Q  Mr. President, Israel has withdrawn from the final settlement.  What does the Palestinian leader Abbas need to do next?  And are there any specific plans for restarting negotiations based on the road map?

THE PRESIDENT: . . . [T]o answer your question, what must take place next is the establishment of a working government in Gaza, a government that responds to the people.  President Abbas has made a commitment to fight off the violence . . . .

You asked about the road map.  Of course you want to get back to the road map.  But I understand that in order for this process to go forward there must be confidence -- confidence that the Palestinian people will have in their own government to perform, confidence with the Israelis that they'll see a peaceful state emerging.  And therefore it's very important for the world to stay focused on Gaza . . .

In other words, Bush made a statement fully consistent with what Rice had repeatedly tried to impress upon the Times:  the “next step” is “the Palestinian Authority is going to have to deal with the infrastructure of terrorism” (to use Rice’s actual words).  Bush’s answer also dovetailed with the statement Israeli Foreign Minister Silvan Shalom made to the Kuwaiti newspaper Al-Rai Al-Aam the day before the Times story:

[Shalom] said Israel was now expecting Palestinian "actions," not excuses. He said Israel was focused on the day after disengagement, and waiting to see whether the PA would rise to the occasion and – when it gains control of Gaza – dismantle the terrorist infrastructure and govern responsibly.

Between August 18 (when the Times story appeared) and August 23 (when the President next spoke with the press) -- there was undoubtedly a discussion between Bush and Rice about how to correct the misimpression the Times had created, and do so in a manner that would leave no doubt about the U.S. position.

Secretaries of State do not write letters to the editor.  The mangled quote was corrected by the Chief of State.

Comments

Awesome work.
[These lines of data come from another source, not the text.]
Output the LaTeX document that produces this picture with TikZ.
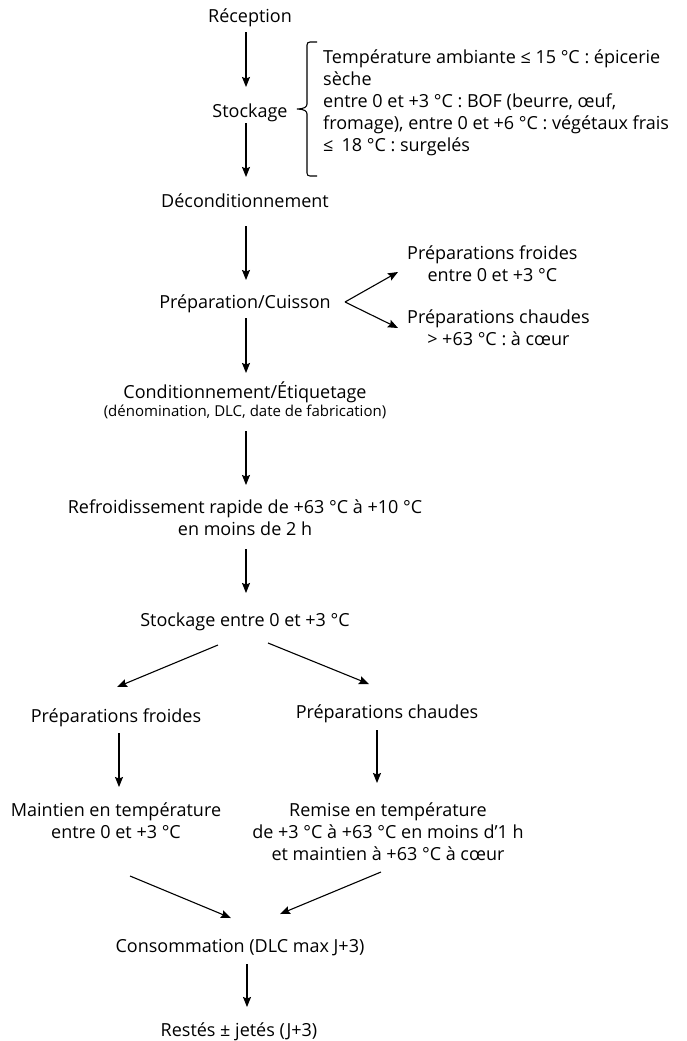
\documentclass[tikz,border=0pt]{standalone}
\usepackage{fontspec}
\setmainfont{Open Sans}
\usetikzlibrary{arrows.meta}
\begin{document}
\begin{tikzpicture}[x=1bp,y=-1bp,
  lbl/.style={inner sep=0pt, font=\fontsize{18bp}{22bp}\selectfont, align=center},
  arr/.style={-{Stealth[length=10bp,width=8bp,inset=1.5bp]}, line width=1.1bp},
  brace/.style={line width=1.1bp}]
\useasboundingbox (0,0) rectangle (687,1041);
% nodes (base = baseline of the last line)
\node[lbl,anchor=base] (rec) at (250,22) {Réception};
\node[lbl,anchor=base] (sto) at (250,117) {Stockage};
\node[lbl,align=left,anchor=base west] (info) at (323,151) {Température ambiante ≤ 15 °C : épicerie\\sèche\\entre 0 et +3 °C : BOF (beurre, œuf,\\fromage), entre 0 et +6 °C : végétaux frais\\≤\hspace{.45em}18 °C : surgelés};
\node[lbl,anchor=base] (dec) at (245,207) {Déconditionnement};
\node[lbl,anchor=base] (prep) at (245,308) {Préparation/Cuisson};
\node[lbl,anchor=base west] (pf) at (407,281) {Préparations froides\\entre 0 et +3 °C};
\node[lbl,anchor=base west] (pc) at (407,345) {Préparations chaudes\\> +63 °C : à cœur};
\node[lbl,anchor=base] (cond) at (245,416) {Conditionnement/Étiquetage\\[-4bp]{\fontsize{15bp}{18bp}\selectfont (dénomination, DLC, date de fabrication)}};
\node[lbl,anchor=base] (refr) at (245,535) {Refroidissement rapide de +63 °C à +10 °C\\en moins de 2 h};
\node[lbl,anchor=base] (sto2) at (245,626) {Stockage entre 0 et +3 °C};
\node[lbl,anchor=base] (pf2) at (116,722) {Préparations froides};
\node[lbl,anchor=base] (pc2) at (387,718) {Préparations chaudes};
\node[lbl,anchor=base] (main) at (116,838) {Maintien en température\\entre 0 et +3 °C};
\node[lbl,anchor=base] (rem) at (388,860) {Remise en température\\de +3 °C à +63 °C en moins d’1 h\\et maintien à +63 °C à cœur};
\node[lbl,anchor=base] (cons) at (240,952) {Consommation (DLC max J+3)};
\node[lbl,anchor=base] (rest) at (239,1036) {Restés ± jetés (J+3)};
% connectors
\draw[arr] ([shift={(-4,10)}]rec.base) -- ([shift={(-4,-30)}]sto.base);
\draw[arr] ([shift={(-4,6)}]sto.base) -- ([shift={(1,-30)}]dec.base);
\draw[arr] ([shift={(1,19)}]dec.base) -- ([shift={(1,-28)}]prep.base);
\draw[arr] ([shift={(1,10)}]prep.base) -- ([shift={(1,-43)}]cond.base);
\draw[arr] ([shift={(1,15)}]cond.base) -- ([shift={(1,-50)}]refr.base);
\draw[arr] ([shift={(1,14)}]refr.base) -- ([shift={(1,-33)}]sto2.base);
\draw[arr] ([shift={(-27,19)}]sto2.base) -- ([shift={(1,-35)}]pf2.base);
\draw[arr] ([shift={(23,17)}]sto2.base) -- ([shift={(-18,-34)}]pc2.base);
\draw[arr] ([shift={(3,11)}]pf2.base) -- ([shift={(3,-51)}]main.base);
\draw[arr] ([shift={(-10,12)}]pc2.base) -- ([shift={(-11,-77)}]rem.base);
\draw[arr] ([shift={(14,38)}]main.base) -- ([shift={(-9,-34)}]cons.base);
\draw[arr] ([shift={(-7,12)}]rem.base) -- ([shift={(40,-38)}]cons.base);
\draw[arr] ([shift={(7,12)}]cons.base) -- ([shift={(8,-29)}]rest.base);
\draw[arr] ([shift={(100,-6)}]prep.base) -- ([shift={(-9,-9)}]pf.base west);
\draw[arr] ([shift={(100,-6)}]prep.base) -- ([shift={(-9,-17)}]pc.base west);
% brace
\draw[brace] (317,42) -- (310,42) .. controls (308,42) and (307,43) .. (307,45) -- (307,104) .. controls (307,107) and (304,109) .. (297,109) .. controls (304,109) and (307,111) .. (307,114) -- (307,173) .. controls (307,175) and (308,176) .. (310,176) -- (317,176);
\end{tikzpicture}
\end{document}
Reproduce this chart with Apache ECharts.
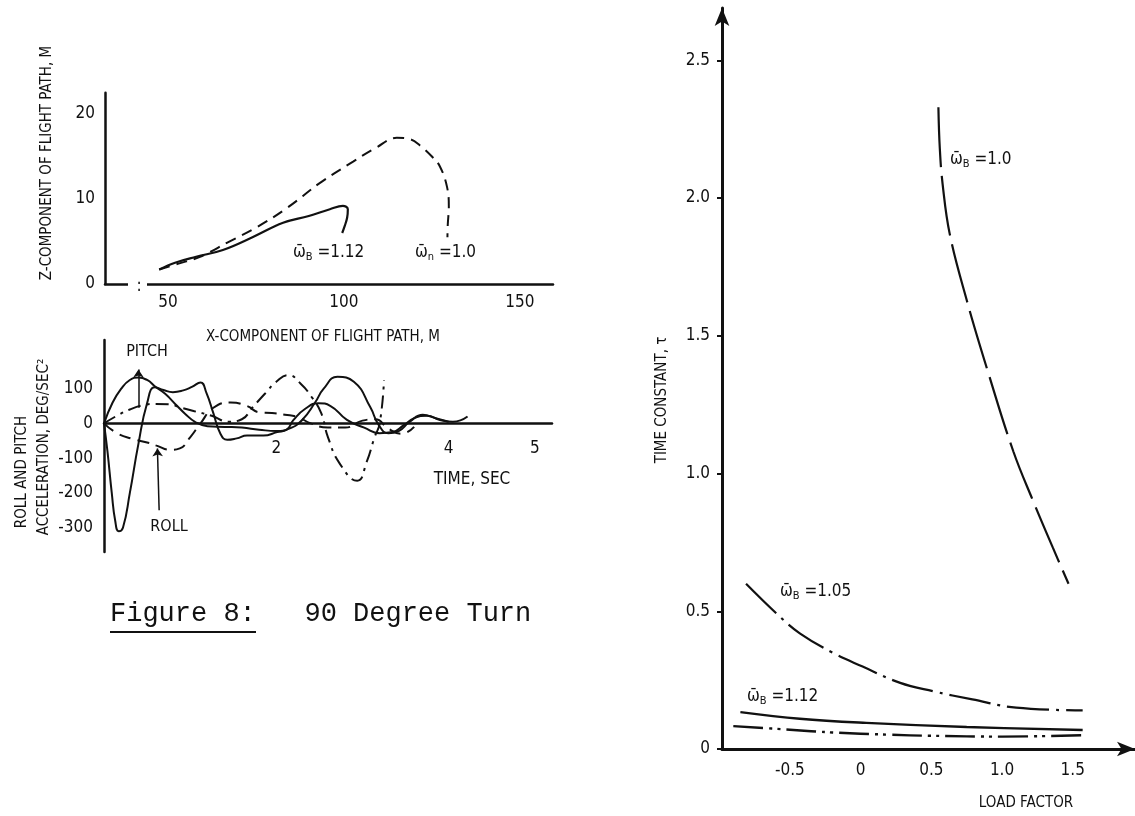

I don't know how you do it, but I'm glad you do. Kol hakavod!

Hi Rick, I found out about your site via Yael who commented on my site with a link to this post of yours. You've done great research here. I'm still going to hold out on reversing my current opinion on Rice because she still believes in a palestinian contiguous state and I do not. Anyway, I'm looking forward to reading your other work, thanks again.

Yael -- thank you for your generous comment and referral.

Smooth -- I very much appreciate your comment, since your August 18 post, seconded by Lynn-B's post on August 23 -- both posts understandable without the transcript -- seemed to me examples of the deleterious effect of the Times' shabby journalism.

I'm still not entirely sure I like what the Bush administration has been doing in the Middle East, but I will happily acknowledge that Bush (like pretty much every modern President) is making a nice, obvious stand of supporting Israel.